Ubuntu Desktop Team Priorities

It’s a new year, so it’s probably time for an update on this list. These are issues that I’ve either been working on recently, will be working on in the near future, or am aware of. If

  • Snapped applications should match the desktop’s theme
    The plan is still to package themes as snaps, as the themes on the host system are not guaranteed to be compatible with the libraries available in the sandbox. We came up with a basic sketch for how this would work at the Hague sprint (extending the content interface to allow a snap to mount content from multiple sources at once), but it still needs to be implemented.

  • Support xdg-desktop-portal/xdg-document-portal
    This is desirable because it increases the capabilities of desktop applications that don’t plug the home interface, among other things: the application can be given the ability to open or save files in any location the user can access, without being given access to any locations the user hasn’t explicitly granted access to.

    One component of this work was to add support for “user mounts” – that is bind mounts in the sandbox mount namespace that are specific to the current user. The main use case for this was xdg-document-portal, which relies on a specific bind mount to make files available to the container securely. There is a pull request for this feature, but it is as yet unmerged.

    I also started the process of trying to upstream support for detecting snaps in xdg-desktop-portal. They are receptive to adding support, but would prefer to handle it via an in-development “app container socket” feature for dbus-daemon. A discussion was started around supporting this in the way we set up dbus access for confined apps, but it will require implementation work.

  • Speed up first launch of desktop apps
    Snaps using the snapcraft-desktop-helpers desktop-launch script had noticeable delays on first start. I identified some of the more costly actions and looked at solutions that allow some of that work to be moved from first run to package build time.

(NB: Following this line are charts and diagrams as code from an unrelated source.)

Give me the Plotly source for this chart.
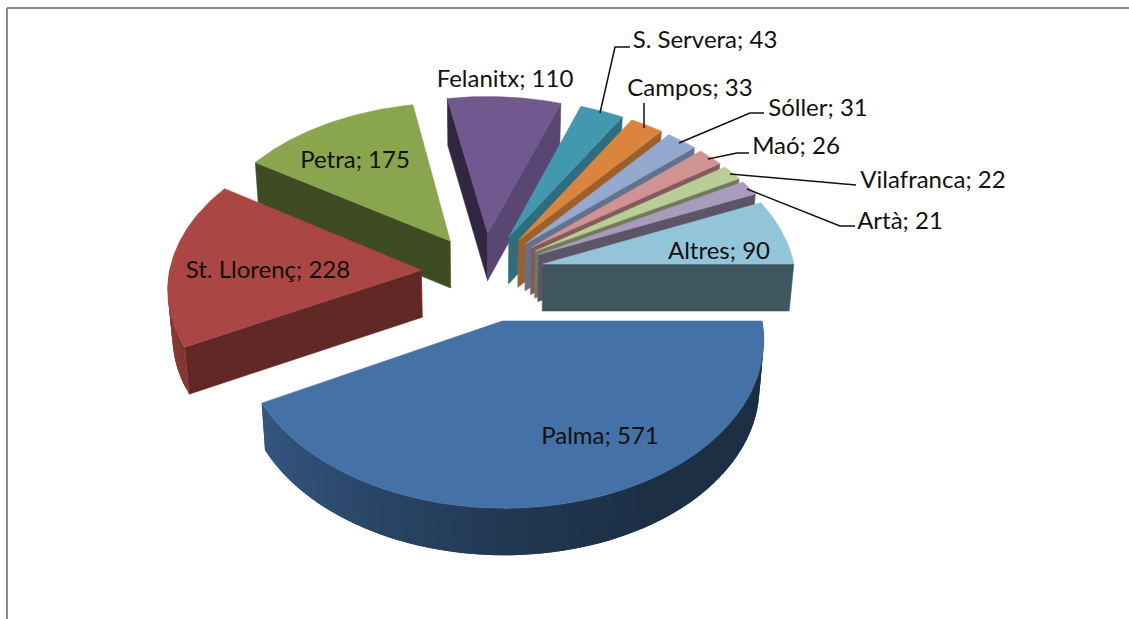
import numpy as np
import plotly.graph_objects as go

# --- data ---
categories = ["Palma", "St. Llorenç", "Petra", "Felanitx", "S. Servera", "Campos",
              "Sóller", "Maó", "Vilafranca", "Artà", "Altres"]
values = [571, 228, 175, 110, 43, 33, 31, 26, 22, 21, 90]

# --- styling ---
colors = ["#4471A6", "#AA4643", "#89A54E", "#71588F", "#4198AF", "#DB843D",
          "#93A9CF", "#D19392", "#B9CD96", "#A99BBD", "#92C5D9"]
explode = [0.31, 0.245, 0.24, 0.25, 0.25, 0.25, 0.25, 0.25, 0.25, 0.25, 0.245]
start_shade = [0.5, 0.58, 0.46, 0.45, 0.6, 0.6, 0.6, 0.6, 0.6, 0.6, 0.6]
end_shade = [0.5, 0.5, 0.5, 0.8, 0.72, 0.72, 0.68, 0.62, 0.6, 0.55, 0.44]
draw_order = [2, 3, 4, 5, 6, 7, 8, 9, 10, 1, 0]
label_pos = [(600, 438), (268, 272), (355, 162), (505, 81), (705, 42), (690, 90),
             (818, 110), (796, 148), (933, 182), (900, 223), (719, 253)]
leaders = {
    4: [(600, 113), (615, 47), (630, 47)],
    5: [(644, 128), (644, 103)],
    6: [(679, 143), (750, 113), (764, 113)],
    7: [(708, 159), (737, 153), (749, 153)],
    8: [(730, 174), (856, 185)],
    9: [(747, 189), (840, 226), (855, 226)],
}

CX, CY, RX, RY, PERSP, DEPTH, SHRINK = 483, 272, 252, 158, 0.1, 47, 0.985


def project(X, Y, bottom=False):
    s = 1 / (1 - PERSP * Y)
    if bottom:
        return CX + RX * X * s * SHRINK, CY + RY * Y * s + DEPTH
    return CX + RX * X * s, CY + RY * Y * s


def shade(color, f):
    r, g, b = (int(color[i:i + 2], 16) for i in (1, 3, 5))
    return f"rgb({int(r * f)},{int(g * f)},{int(b * f)})"


def poly(xs, ys, color, width=0.6):
    fig.add_trace(go.Scatter(x=list(xs), y=list(ys), mode="lines", fill="toself",
                             fillcolor=color, line=dict(color=color, width=width),
                             hoverinfo="skip", showlegend=False))


fig = go.Figure()
total = sum(values)
angles = np.cumsum([90] + [v / total * 360 for v in values])

for i in draw_order:
    a0, a1 = angles[i], angles[i + 1]
    mid = np.radians((a0 + a1) / 2)
    ax, ay = explode[i] * np.sin(mid), -explode[i] * np.cos(mid)

    def edge(theta):
        t = np.radians(theta)
        return ax + np.sin(t), ay - np.cos(t)

    def wall(theta, f):
        ex, ey = edge(theta)
        p = [project(ax, ay), project(ex, ey), project(ex, ey, True), project(ax, ay, True)]
        poly([q[0] for q in p] + [p[0][0]], [q[1] for q in p] + [p[0][1]], shade(colors[i], f))

    if np.sin(np.radians(a0)) < 0:
        wall(a0, start_shade[i])
    if np.sin(np.radians(a1)) > 0:
        wall(a1, end_shade[i])

    n = max(3, int((a1 - a0) / 2))
    th = np.linspace(a0, a1, n + 1)
    step = th[1] - th[0]
    for t0 in th[:-1]:
        tm = (t0 + step / 2) % 360
        if 90 <= tm <= 270:
            # each band runs on under the next one, so no seams show between bands
            ts = np.linspace(t0, min(t0 + 2 * step, a1), 6)
            e = [edge(t) for t in ts]
            top = [project(*q) for q in e]
            low = [project(*q, True) for q in e][::-1]
            p = top + low + top[:1]
            f = np.interp(tm, [90, 150, 180, 220, 250], [0.42, 0.42, 0.5, 0.68, 0.8])
            poly([q[0] for q in p], [q[1] for q in p], shade(colors[i], f), width=0)

    arc = [project(*edge(t)) for t in np.linspace(a0, a1, 80)]
    apex = project(ax, ay)
    poly([apex[0]] + [q[0] for q in arc] + [apex[0]],
         [apex[1]] + [q[1] for q in arc] + [apex[1]], colors[i])

for pts in leaders.values():
    fig.add_trace(go.Scatter(x=[p[0] for p in pts], y=[p[1] for p in pts], mode="lines",
                             line=dict(color="#111111", width=1.5),
                             hoverinfo="skip", showlegend=False))

fig.add_trace(go.Scatter(x=[p[0] for p in label_pos], y=[p[1] for p in label_pos], mode="text",
                         text=[f"{c}; {v}" for c, v in zip(categories, values)],
                         textposition="middle center",
                         textfont=dict(family="Lato", size=24, color="#111111"),
                         hoverinfo="skip", showlegend=False))

# chart frame
fig.add_shape(type="line", x0=7, x1=1129, y0=8, y1=8, line=dict(color="#8a8a8a", width=2))
fig.add_shape(type="line", x0=7, x1=7, y0=8, y1=619, line=dict(color="#8a8a8a", width=2))

fig.update_xaxes(range=[0, 1129], visible=False, fixedrange=True)
fig.update_yaxes(range=[619, 0], visible=False, fixedrange=True)
fig.update_layout(width=1129, height=619, margin=dict(l=0, r=0, t=0, b=0),
                  paper_bgcolor="white", plot_bgcolor="white", showlegend=False)
fig.write_html("out.html", config={"displayModeBar": False},
               post_script="document.body.style.margin='0';document.body.style.overflow='hidden';")
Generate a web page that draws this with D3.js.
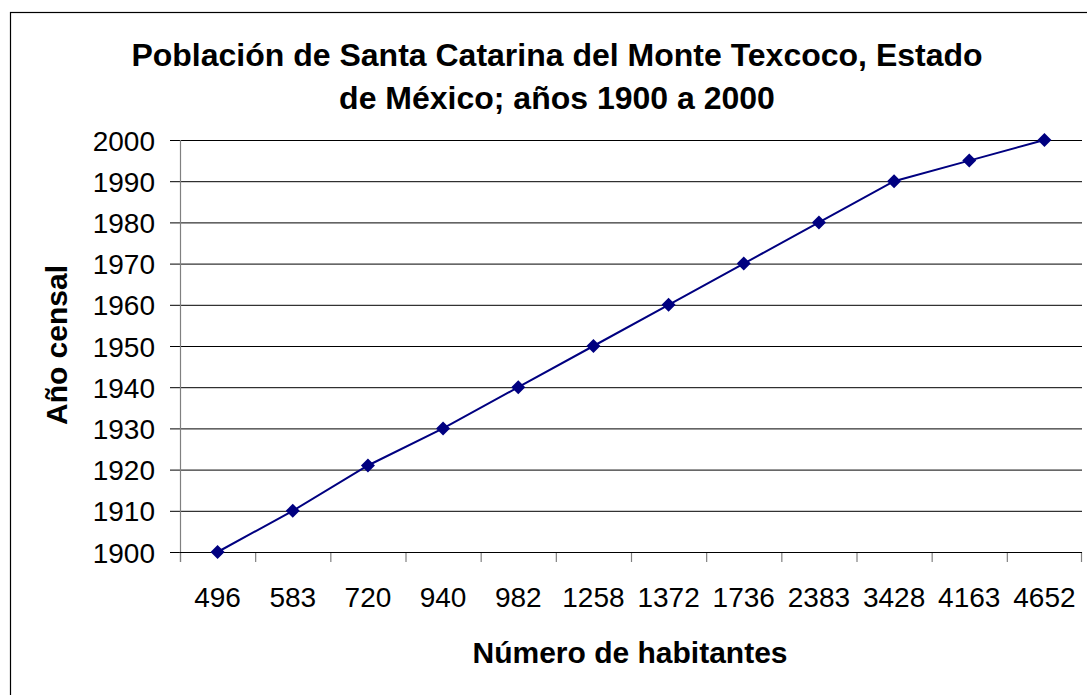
<!DOCTYPE html>
<html>
  <body style="margin:0">
    <style>
      text {
        font-family: "Liberation Sans", Arial, sans-serif;
        fill: #000;
      }
    </style>
    <script src="https://d3js.org/d3.v7.min.js"></script>
    <script type="text/javascript">
      // Población de Santa Catarina del Monte Texcoco: year vs inhabitants
      const habitantes = ['496', '583', '720', '940', '982', '1258', '1372', '1736', '2383', '3428', '4163', '4652'];
      const anios = [1900, 1910, 1921, 1930, 1940, 1950, 1960, 1970, 1980, 1990, 1995, 2000];
      const yTicks = [1900, 1910, 1920, 1930, 1940, 1950, 1960, 1970, 1980, 1990, 2000];

      const width = 1087;
      const height = 695;
      const margin = { left: 180, right: 5, top: 140, bottom: 143 };

      const svg = d3.select('body')
        .append('svg')
        .attr('width', width)
        .attr('height', height);

      // outer chart border (runs off the right and bottom edges)
      svg.append('rect')
        .attr('x', 10.5)
        .attr('y', 12.5)
        .attr('width', 1200)
        .attr('height', 800)
        .attr('fill', '#fff')
        .attr('stroke', '#000')
        .attr('stroke-width', 1.2);

      const x = d3.scaleBand()
        .domain(habitantes)
        .range([margin.left, width - margin.right]);

      const y = d3.scaleLinear()
        .domain([1900, 2000])
        .range([height - margin.bottom, margin.top]);

      // gridlines + left ticks
      const yAxis = svg.append('g')
        .attr('transform', `translate(${margin.left},0)`)
        .call(d3.axisLeft(y)
          .tickValues(yTicks)
          .tickFormat(d3.format('d'))
          .tickSize(10)
          .tickPadding(15));
      yAxis.select('.domain').remove();
      yAxis.selectAll('.tick line').attr('stroke', '#000');
      yAxis.selectAll('.tick').append('line')
        .attr('x1', 0)
        .attr('x2', width - margin.right - margin.left)
        .attr('stroke', '#000');
      yAxis.selectAll('text')
        .style('font-size', '28px')
        .attr('dy', '0.36em');

      // vertical axis line
      svg.append('line')
        .attr('x1', margin.left + 0.5)
        .attr('x2', margin.left + 0.5)
        .attr('y1', y(2000))
        .attr('y2', y(1900) + 10)
        .attr('stroke', '#808080')
        .attr('stroke-width', 1.2);

      // bottom axis: labels centred, ticks on category boundaries
      const xAxis = svg.append('g')
        .attr('transform', `translate(0,${y(1900)})`)
        .call(d3.axisBottom(x).tickSize(0).tickPadding(35));
      xAxis.select('.domain').remove();
      xAxis.selectAll('text').style('font-size', '28px');

      svg.append('g')
        .selectAll('line')
        .data(habitantes.concat(['end']))
        .join('line')
        .attr('x1', (d) => d === 'end' ? x.range()[1] - 0.5 : x(d) + 0.5)
        .attr('x2', (d) => d === 'end' ? x.range()[1] - 0.5 : x(d) + 0.5)
        .attr('y1', y(1900))
        .attr('y2', y(1900) + 10)
        .attr('stroke', '#808080')
        .attr('stroke-width', 1.2);

      svg.append('line')
        .attr('x1', x.range()[0])
        .attr('x2', x.range()[1])
        .attr('y1', y(1900) + 0.5)
        .attr('y2', y(1900) + 0.5)
        .attr('stroke', '#000')
        .attr('stroke-width', 1.2);

      // series line
      const cx = (d, i) => x(habitantes[i]) + x.bandwidth() / 2;
      const line = d3.line()
        .x(cx)
        .y((d) => y(d));

      svg.append('path')
        .datum(anios)
        .attr('d', line)
        .attr('fill', 'none')
        .attr('stroke', '#000080')
        .attr('stroke-width', 2);

      svg.append('g')
        .selectAll('path')
        .data(anios)
        .join('path')
        .attr('transform', (d, i) => `translate(${cx(d, i)},${y(d)})`)
        .attr('d', 'M0,-7L7,0L0,7L-7,0Z')
        .attr('fill', '#000080');

      // titles
      const title = svg.append('text')
        .attr('text-anchor', 'middle')
        .style('font-size', '32px')
        .style('font-weight', 'bold');
      title.append('tspan').attr('x', 557).attr('y', 66)
        .text('Población de Santa Catarina del Monte Texcoco, Estado');
      title.append('tspan').attr('x', 557).attr('y', 109)
        .text('de México; años 1900 a 2000');

      svg.append('text')
        .attr('x', 630)
        .attr('y', 663)
        .attr('text-anchor', 'middle')
        .style('font-size', '30px')
        .style('font-weight', 'bold')
        .text('Número de habitantes');

      svg.append('text')
        .attr('transform', 'translate(67,345) rotate(-90)')
        .attr('text-anchor', 'middle')
        .style('font-size', '30px')
        .style('font-weight', 'bold')
        .text('Año censal');
    </script>
  </body>
</html>
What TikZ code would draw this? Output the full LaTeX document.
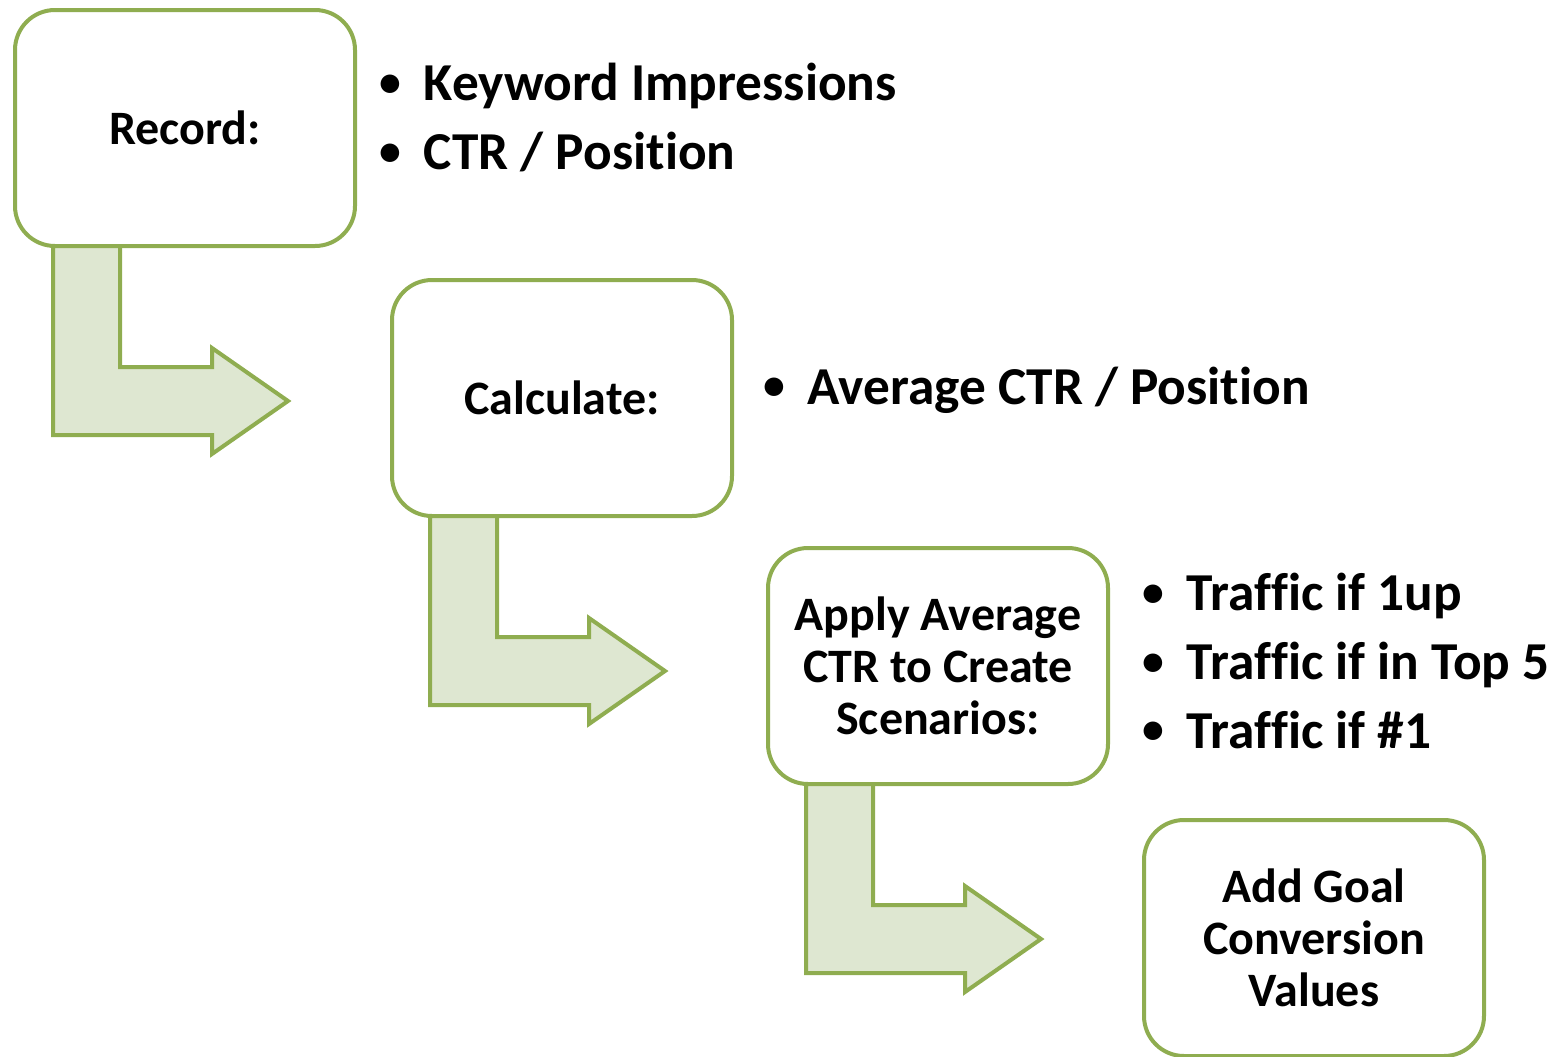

    Parts of that work have landed in snapcraft-desktop-helpers, and changes to the GNOME platform snap will let some applications take advantage of the speed ups right away. However, we don’t have a good solution for apps that bundle their own GTK or Qt. This will probably need the Snapcraft extended scriptlets feature to be implemented and merged.

  • Various gnome-software tasks

    There are a number of improvements in the works for gnome-software’s snap support, some of which require corresponding snapd changes. I’ll break this out into separate issues soon.